JCR-VIS Credit Rating Company Limited (JCR-VIS) has reaffirmed the entity ratings of Indus Dyeing and Manufacturing Co Ltd (IDMC) at ‘A+/A-1’ (Single A Plus/A-One).
Outlook on the assigned ratings is ‘Stable’.
IDMC operates under the umbrella of Indus Group of Companies. The core business activity of the company is to manufacture and sell yarn to both local and international players. The company’s production units are located in Karachi, Hyderabad and Muzaffargarh comprising around 180,000 spindles. The group has interests in greige fabric and home textile in addition to the aforementioned manufacture and sale of yarn. The group also plans to diversify its operations into wind energy.
Ratings assigned to IDMC take into account the company’s established track record in the textile spinning industry, improving profitability profile, sound liquidity indicators and manageable leverage indicators. However, ratings are constrained by cyclicality in earnings profile. Going forward, improvement in profitability is expected to emanate from favorable selling price on the back of rupee devaluation. IDMC’s sales are also expected to be impacted by changes in export prices resulting from rupee devaluation.
Gross profit of IDMC for the ongoing year and FY17 increased owing to favorable price adjustment in selling price relative to cost. Resultantly, there was a favorable impact on the Funds From Operations (FFO) in relation to long-term debt multiples of IDMC. Additionally, the debt servicing ability of the company slightly declined in the ongoing year due to higher principal repayment.

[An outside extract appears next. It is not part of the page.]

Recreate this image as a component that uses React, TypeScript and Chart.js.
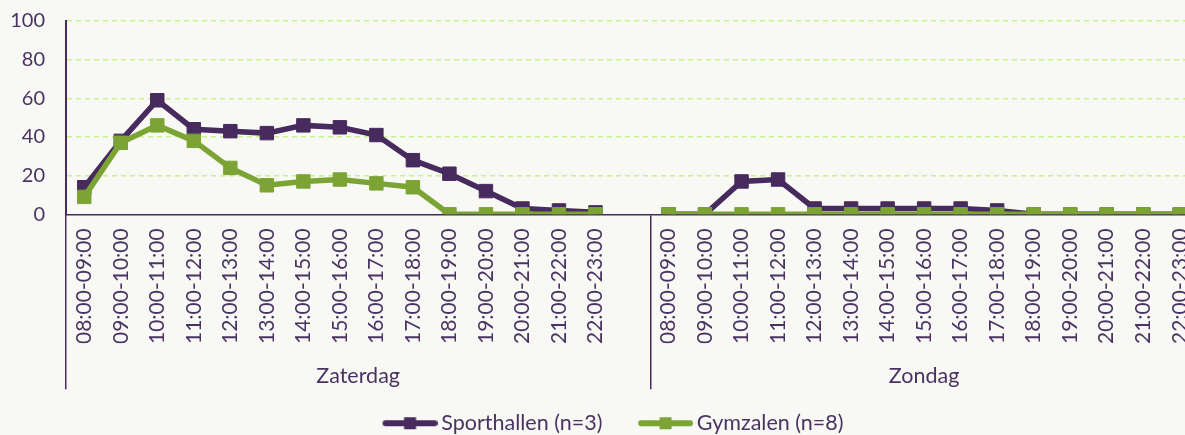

Given the significant take up of short-term borrowing on the back of cotton procurement and the relatively lesser increase in the equity profile of IDMC, leverage indicators also slightly weakened for the current year.
Going forward, the financial profile of IDMC is susceptible to industry risk whereby adverse changes in the yarn prices will directly impact the profitability margins, says the rating agency. “The investment of IDMC in wind energy is expected to positively impact the bottom line of the company,” the report added.